PL(損益計算書)を見ても食材費の比率が群を抜いて高いのが特徴です。
S=サービスに特化した店
PL(損益計算書)を見ても人件費の比率が群を抜いて高いお店もあります。
ナイト系やメイド喫茶などがこの部類に入るのではないでしょうか?
またサービスの内で料理の提供スピードに特化した営業形態の店舗もあります。駅そばなどはこの要素が強い営業形態となります。最近の駅そばはそこそこ美味しくてキレイではありますが・・・
C=クレンリネスに特化した店
Cに特化したお店というのはなかなかありませんが、Cに客席の環境などを含めるとなると駅前の一等地で広い客席を構えたお店などはここにあてはまるのかもしれません。
QSCを向上させるには?
ではこのQSCを向上させるためにいったい何をやればいいのでしょうか?
この項ではQSCそれぞれに分けて説明していきたいと思います。
Q=クオリティ
料理の味見チェックが基本となります。
同じ食材を使用し同じ手順で調理しているつもりでも何かしらの変化は起こります。
完成品をチェックすることは原材料の品質、保管状態、調理温度や調理時間などの問題発見に繋がります。完成品の温度などは味見チェックだけではわかりづらいため実際に温度を測ってみるのも手です。
いつも美味しい料理を提供するには同じ品質の食材、同じ量の調味料、同じ調理手順、温度、時間などが必要となります。
全てご自分が作られる場合はマニュアルは必要ないかも知れませんが、別のスタッフにやってもらうためにはマニュアルが必要となります。
S=サービス
サービスはハードとソフトという2つに分けて考えるとわかりやすくなるかもしれません。
ハードは時間で料理の提供時間はもとより客席までの案内時間、お会計の時間なども含まれます。
こちらは実際に計測が可能ですので測ってみることをおすすめします。
注文受けの時間はお客様により左右されますので、注文受け終了後~最後の料理が揃うまで(アフタードリンクなどは省く)の時間を記録しましょう。
思っているよりも意外と時間がかかっている、グループの料理の提供時間がまちまち・・・など様々な発見があるはずです。
ソフトはスタッフ自身の対応時の印象(笑顔や言葉づかい、しぐさなど)ですが、チェックが難しいと思います。
可能ならば顔ばれしてない知人などにお願いしてチェックしてもらうことをおすすめします。食事代などの謝礼を払ってでも得られる効果は大きいと思います。

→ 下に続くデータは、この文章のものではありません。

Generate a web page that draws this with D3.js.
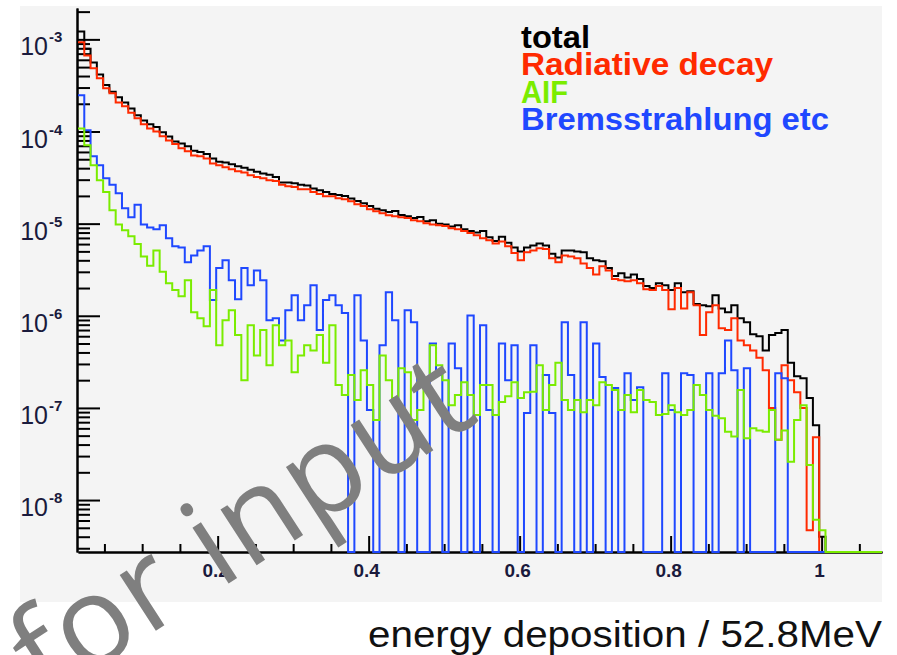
<!DOCTYPE html>
<html>
<head>
<meta charset="utf-8">
<script src="https://cdn.jsdelivr.net/npm/d3@7"></script>
<style>
  body { margin: 0; background: #fff; }
  svg { display: block; }
</style>
</head>
<body>
<svg id="canvas" width="897" height="655"></svg>
<script>
// energy deposition / 52.8MeV, 128 bins between these two edges
let xLow = 0.015
let xHigh = 1.08
let yLow = 2.73e-9
let yHigh = 2.19e-3

// bin contents (0 = empty bin, drawn on the frame bottom like ROOT does)
let total = [
  1.22e-3, 7.9e-4, 5.6e-4, 4.15e-4, 3.2e-4, 2.7e-4, 2.35e-4, 2.07e-4, 1.78e-4, 1.5e-4,
  1.32e-4, 1.2e-4, 1.12e-4, 9.8e-5, 8.8e-5, 7.8e-5, 7.4e-5, 6.9e-5, 6.2e-5, 6.0e-5,
  5.7e-5, 5.1e-5, 4.7e-5, 4.6e-5, 4.4e-5, 4.2e-5, 4.05e-5, 3.85e-5, 3.65e-5, 3.5e-5,
  3.4e-5, 3.2e-5, 2.8e-5, 2.8e-5, 2.75e-5, 2.65e-5, 2.6e-5, 2.4e-5, 2.3e-5, 2.2e-5,
  2.1e-5, 2.05e-5, 2.0e-5, 1.87e-5, 1.76e-5, 1.66e-5, 1.55e-5, 1.45e-5, 1.4e-5, 1.34e-5,
  1.37e-5, 1.24e-5, 1.2e-5, 1.15e-5, 1.18e-5, 1.06e-5, 1.09e-5, 1.0e-5, 9.8e-6, 9.3e-6,
  9.6e-6, 8.7e-6, 8.3e-6, 8.0e-6, 8.3e-6, 7.1e-6, 6.5e-6, 7.2e-6, 6.2e-6, 5.5e-6,
  5.0e-6, 5.5e-6, 5.8e-6, 6.1e-6, 5.8e-6, 4.7e-6, 4.3e-6, 5.1e-6, 5.1e-6, 5.0e-6,
  4.9e-6, 4.2e-6, 4.0e-6, 3.9e-6, 3.3e-6, 2.7e-6, 2.9e-6, 2.6e-6, 2.8e-6, 2.5e-6,
  2.1e-6, 2.0e-6, 2.25e-6, 2.15e-6, 1.9e-6, 2.25e-6, 1.8e-6, 1.85e-6, 1.34e-6, 1.3e-6,
  1.27e-6, 1.67e-6, 1.2e-6, 1.09e-6, 1.3e-6, 9.4e-7, 8.5e-7, 6.3e-7, 6.0e-7, 4.2e-7,
  6.2e-7, 6.5e-7, 7.0e-7, 3.1e-7, 2.2e-7, 2.1e-7, 1.28e-7, 6.5e-8, 4.0e-9, 0,
  0, 0, 0, 0, 0, 0, 0, 0
]
let radiative = [
  9.3e-4, 6.7e-4, 4.85e-4, 3.78e-4, 2.94e-4, 2.6e-4, 2.07e-4, 1.88e-4, 1.6e-4, 1.39e-4,
  1.2e-4, 1.08e-4, 1.0e-4, 8.9e-5, 8.0e-5, 7.3e-5, 6.6e-5, 6.1e-5, 5.5e-5, 5.4e-5,
  5.1e-5, 4.5e-5, 4.3e-5, 4.1e-5, 3.9e-5, 3.7e-5, 3.6e-5, 3.35e-5, 3.2e-5, 3.1e-5,
  2.96e-5, 2.9e-5, 2.65e-5, 2.55e-5, 2.5e-5, 2.36e-5, 2.36e-5, 2.2e-5, 2.1e-5, 1.98e-5,
  1.98e-5, 1.89e-5, 1.84e-5, 1.75e-5, 1.62e-5, 1.55e-5, 1.43e-5, 1.36e-5, 1.3e-5, 1.23e-5,
  1.2e-5, 1.17e-5, 1.15e-5, 1.09e-5, 1.06e-5, 1.01e-5, 9.8e-6, 9.6e-6, 9.4e-6, 8.9e-6,
  8.7e-6, 8.3e-6, 7.9e-6, 7.5e-6, 6.95e-6, 6.6e-6, 6.1e-6, 6.4e-6, 5.7e-6, 4.8e-6,
  4.0e-6, 4.9e-6, 5.1e-6, 5.4e-6, 5.3e-6, 4.2e-6, 3.8e-6, 4.5e-6, 4.4e-6, 4.2e-6,
  3.7e-6, 3.3e-6, 2.8e-6, 3.45e-6, 3.1e-6, 2.5e-6, 2.43e-6, 2.37e-6, 2.43e-6, 2.25e-6,
  1.94e-6, 1.9e-6, 2.1e-6, 1.9e-6, 1.18e-6, 2.0e-6, 1.2e-6, 1.8e-6, 1.3e-6, 6.2e-7,
  1.09e-6, 1.3e-6, 7.3e-7, 7.0e-7, 9.4e-7, 5.4e-7, 4.8e-7, 4.2e-7, 3.5e-7, 2.57e-7,
  1.0e-7, 4.5e-8, 2.9e-7, 2.0e-7, 1.48e-7, 1.0e-7, 4.7e-9, 4.8e-8, 0, 0,
  0, 0, 0, 0, 0, 0, 0, 0
]
let aif = [
  1.08e-4, 7.1e-5, 4.3e-5, 2.96e-5, 2.2e-5, 1.4e-5, 9.8e-6, 8.5e-6, 7.3e-6, 6.0e-6,
  4.4e-6, 3.5e-6, 5.1e-6, 3.0e-6, 2.25e-6, 1.9e-6, 1.63e-6, 2.43e-6, 1.09e-6, 9.4e-7,
  7.7e-7, 1.9e-6, 4.8e-7, 8.95e-7, 1.15e-6, 6.2e-7, 2.0e-7, 7.9e-7, 3.7e-7, 7.0e-7,
  2.9e-7, 7.9e-7, 4.8e-7, 5.4e-7, 2.44e-7, 3.7e-7, 4.8e-7, 4.2e-7, 6.2e-7, 3.1e-7,
  7.9e-7, 1.77e-7, 1.38e-7, 2.27e-7, 1.22e-7, 2.57e-7, 1.77e-7, 7.4e-8, 3.7e-7, 2.0e-7,
  1.28e-7, 2.7e-7, 2.44e-7, 7.4e-8, 9.5e-8, 2.1e-7, 4.8e-7, 2.9e-7, 2.0e-7, 1.07e-7,
  1.38e-7, 1.9e-7, 1.38e-7, 8.4e-8, 1.77e-7, 1.77e-7, 8.4e-8, 1.16e-7, 1.34e-7, 1.9e-7,
  1.28e-7, 1.48e-7, 1.5e-7, 2.9e-7, 9.5e-8, 1.77e-7, 3.1e-7, 1.22e-7, 9.5e-8, 1.22e-7,
  9.0e-8, 1.22e-7, 1.07e-7, 1.9e-7, 1.77e-7, 1.56e-7, 9.5e-8, 1.38e-7, 9.0e-8, 1.56e-7,
  1.22e-7, 1.16e-7, 8.4e-8, 8.6e-8, 1.07e-7, 9.0e-8, 8.4e-8, 9.5e-8, 1.77e-7, 1.38e-7,
  9.5e-8, 8.2e-8, 7.7e-8, 5.5e-8, 4.9e-8, 1.56e-7, 4.7e-8, 6.0e-8, 5.7e-8, 5.5e-8,
  9.5e-8, 4.5e-8, 5.7e-8, 2.6e-8, 7.4e-8, 1.07e-7, 2.4e-8, 6.1e-9, 4.7e-9, 0,
  0, 0, 0, 0, 0, 0, 0, 0
]
let brems = [
  2.47e-4, 1.03e-4, 5.4e-5, 4.3e-5, 3.1e-5, 2.65e-5, 2.14e-5, 1.47e-5, 1.17e-5, 1.6e-5,
  9.8e-6, 9.1e-6, 8.7e-6, 9.6e-6, 6.95e-6, 5.7e-6, 5.5e-6, 3.8e-6, 4.5e-6, 5.1e-6,
  5.7e-6, 1.48e-6, 3.3e-6, 4.0e-6, 2.43e-6, 1.51e-6, 3.3e-6, 2.15e-6, 3.1e-6, 2.43e-6,
  8.95e-7, 9.4e-7, 5.4e-7, 1.15e-6, 1.67e-6, 8.95e-7, 1.3e-6, 2.15e-6, 7.0e-7, 1.48e-6,
  1.67e-6, 1.3e-6, 1.07e-6, 0, 1.67e-6, 5.4e-7, 9.5e-8, 0, 4.8e-7, 1.8e-6,
  8.95e-7, 0, 1.15e-6, 8.5e-7, 0, 0, 5.0e-7, 2.27e-7, 0, 5.0e-7,
  2.7e-7, 0, 1.01e-6, 0, 7.9e-7, 9.5e-8, 0, 5.0e-7, 2.0e-7, 4.8e-7,
  0, 8.8e-8, 4.8e-7, 0, 2.27e-7, 8.8e-8, 0, 8.5e-7, 2.27e-7, 0,
  8.5e-7, 0, 5.0e-7, 2.16e-7, 0, 1.64e-7, 0, 2.38e-7, 1.22e-7, 1.68e-7,
  0, 0, 0, 2.38e-7, 9.5e-8, 0, 2.38e-7, 2.27e-7, 0, 0,
  2.38e-7, 0, 2.38e-7, 5.4e-7, 2.57e-7, 0, 2.7e-7, 0, 0, 0,
  0, 2.38e-7, 2.1e-7, 0, 0, 0, 0, 0, 0, 0,
  0, 0, 0, 0, 0, 0, 0, 0
]

let legendNames = ['total', 'Radiative decay', 'AIF', 'Bremsstrahlung etc']
let yTickPowers = [-8, -7, -6, -5, -4, -3]
let xTickLabels = [0.2, 0.4, 0.6, 0.8, 1]
let xTitle = 'energy deposition / 52.8MeV'
let stamp = 'for input'

let svg = d3.select('#canvas')
let frame = {left: 78, right: 882, top: 8, bottom: 552}
let labelColor = '#1a1a3c'

// grey pad like the ROOT canvas
svg.append('rect')
   .attr('x', 20).attr('y', 6)
   .attr('width', 862).attr('height', 596)
   .attr('fill', '#f4f4f4')

let xScale = d3.scaleLinear().domain([xLow, xHigh]).range([frame.left, frame.right])
let yScale = d3.scaleLog().domain([yLow, yHigh]).range([frame.bottom, frame.top])

// axes first, the histograms are painted over the frame
let majorY = yTickPowers.map(p => Math.pow(10, p))
let minorY = []
for (let p = -9; p <= -3; p++) {
    for (let m = 2; m <= 9; m++) {
        let v = m * Math.pow(10, p)
        if (v >= yLow && v <= yHigh) minorY.push(v)
    }
}

svg.append('g')
   .attr('transform', 'translate(' + (frame.left - 1) + ',0)')
   .call(d3.axisRight(yScale).tickValues(majorY).tickSize(23).tickSizeOuter(0).tickFormat(''))
svg.append('g')
   .attr('transform', 'translate(' + (frame.left - 1) + ',0)')
   .call(d3.axisRight(yScale).tickValues(minorY).tickSize(13).tickSizeOuter(0).tickFormat(''))

// x axis, ticks pointing up
let minorX = d3.range(1, 22).map(i => i * 0.05).filter(v => xTickLabels.indexOf(+v.toFixed(2)) < 0)
svg.append('g')
   .attr('transform', 'translate(0,' + frame.bottom + ')')
   .call(d3.axisTop(xScale).tickValues(xTickLabels).tickSize(16).tickSizeOuter(0).tickFormat(''))
svg.append('g')
   .attr('transform', 'translate(0,' + frame.bottom + ')')
   .call(d3.axisTop(xScale).tickValues(minorX).tickSize(8).tickSizeOuter(0).tickFormat(''))

svg.selectAll('.domain, .tick line')
   .attr('stroke', '#000')
   .attr('stroke-width', 2)

// bin edges come from the axis range, each histogram has the same binning
let nBins = total.length
let binEdge = (i) => xLow + i * (xHigh - xLow) / nBins

let histPoints = (values) => {
    let pts = []
    values.forEach((v, i) => {
        // empty bins sit on the bottom of the frame
        let y = v > 0 ? Math.max(v, yLow) : yLow
        pts.push([binEdge(i), y])
        pts.push([binEdge(i + 1), y])
    })
    return pts
}

let line = d3.line()
             .x(d => xScale(d[0]))
             .y(d => yScale(d[1]))

// same drawing order as the original macro
let histos = [
    {values: total, color: '#000000'},
    {values: radiative, color: '#ff2a00'},
    {values: brems, color: '#1f48ff'},
    {values: aif, color: '#7aec00'}
]

svg.selectAll('path.hist')
   .data(histos)
   .enter()
   .append('path')
   .attr('class', 'hist')
   .attr('d', d => line(histPoints(d.values)))
   .attr('fill', 'none')
   .attr('stroke', d => d.color)
   .attr('stroke-width', 2)

// ROOT style 10^n labels
let yLabels = svg.selectAll('g.ylab')
                 .data(yTickPowers)
                 .enter()
                 .append('g')
                 .attr('class', 'ylab')
                 .attr('font-family', 'Liberation Sans, Arial, sans-serif')
                 .attr('fill', labelColor)
yLabels.append('text')
       .attr('x', 48)
       .attr('y', d => yScale(Math.pow(10, d)) + 16)
       .attr('text-anchor', 'end')
       .attr('font-size', 25)
       .text('10')
yLabels.append('text')
       .attr('x', 49)
       .attr('y', d => yScale(Math.pow(10, d)) + 3)
       .attr('font-size', 15)
       .attr('font-weight', 'bold')
       .text(d => '-' + Math.abs(d))

svg.selectAll('text.xlab')
   .data(xTickLabels)
   .enter()
   .append('text')
   .attr('class', 'xlab')
   .attr('x', d => xScale(d) - 2)
   .attr('y', 577)
   .attr('text-anchor', 'middle')
   .attr('font-family', 'Liberation Sans, Arial, sans-serif')
   .attr('font-size', 19)
   .attr('font-weight', 'bold')
   .attr('fill', labelColor)
   .text(d => d)

// legend, text only; the old canvas stretched these a bit wide
let legendWidths = [69, 252, 47, 308]
svg.selectAll('text.legend')
   .data(legendNames)
   .enter()
   .append('text')
   .attr('class', 'legend')
   .attr('x', 521)
   .attr('y', (d, i) => 48 + i * 27.3)
   .attr('font-family', 'Liberation Sans, Arial, sans-serif')
   .attr('font-size', 31)
   .attr('font-weight', 'bold')
   .attr('textLength', (d, i) => legendWidths[i])
   .attr('lengthAdjust', 'spacingAndGlyphs')
   .attr('fill', (d, i) => histos[[0, 1, 3, 2][i]].color)
   .text(d => d)

svg.append('text')
   .attr('x', 368)
   .attr('y', 647)
   .attr('font-family', 'Liberation Sans, Arial, sans-serif')
   .attr('font-size', 36)
   .attr('textLength', 514)
   .attr('lengthAdjust', 'spacingAndGlyphs')
   .attr('fill', '#111')
   .text(xTitle)

// the grey stamp lies over everything
svg.append('text')
   .attr('transform', 'translate(46,702) rotate(-33)')
   .attr('font-family', 'Open Sans, sans-serif')
   .attr('font-size', 124)
   .attr('letter-spacing', 2)
   .attr('fill', '#7f7f7f')
   .text(stamp)
</script>
</body>
</html>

お願いするときは後日スタッフと共有できるよう書面やデータにしてもらいましょう。
ハードとソフトのデータを元にスタッフとミーティングを行い問題点を共有し改善目標を作っていきます。
C=クレンリネス
クレンリネスで重要なのは「お客様の視点に立つ」ということです。
全ての客席に座ってみて見回すと意外な発見があります。
特にカウンターにからは厨房は雑然として見えるかもしれません。
気になるところをメモして一つ一つ改善していきましょう。
まとめ
飲食店のQSCについてまとめました。
他店で食事をするときもこの視点に見ていくとその店の強みや弱みが見えてきます。スタッフを他店に連れて行って一緒に見るのも良いトレーニングになります。
店舗にどっぷりと入り込んでしまうと気づきが減ります。一歩ひいて見てみるのも手かもしれません。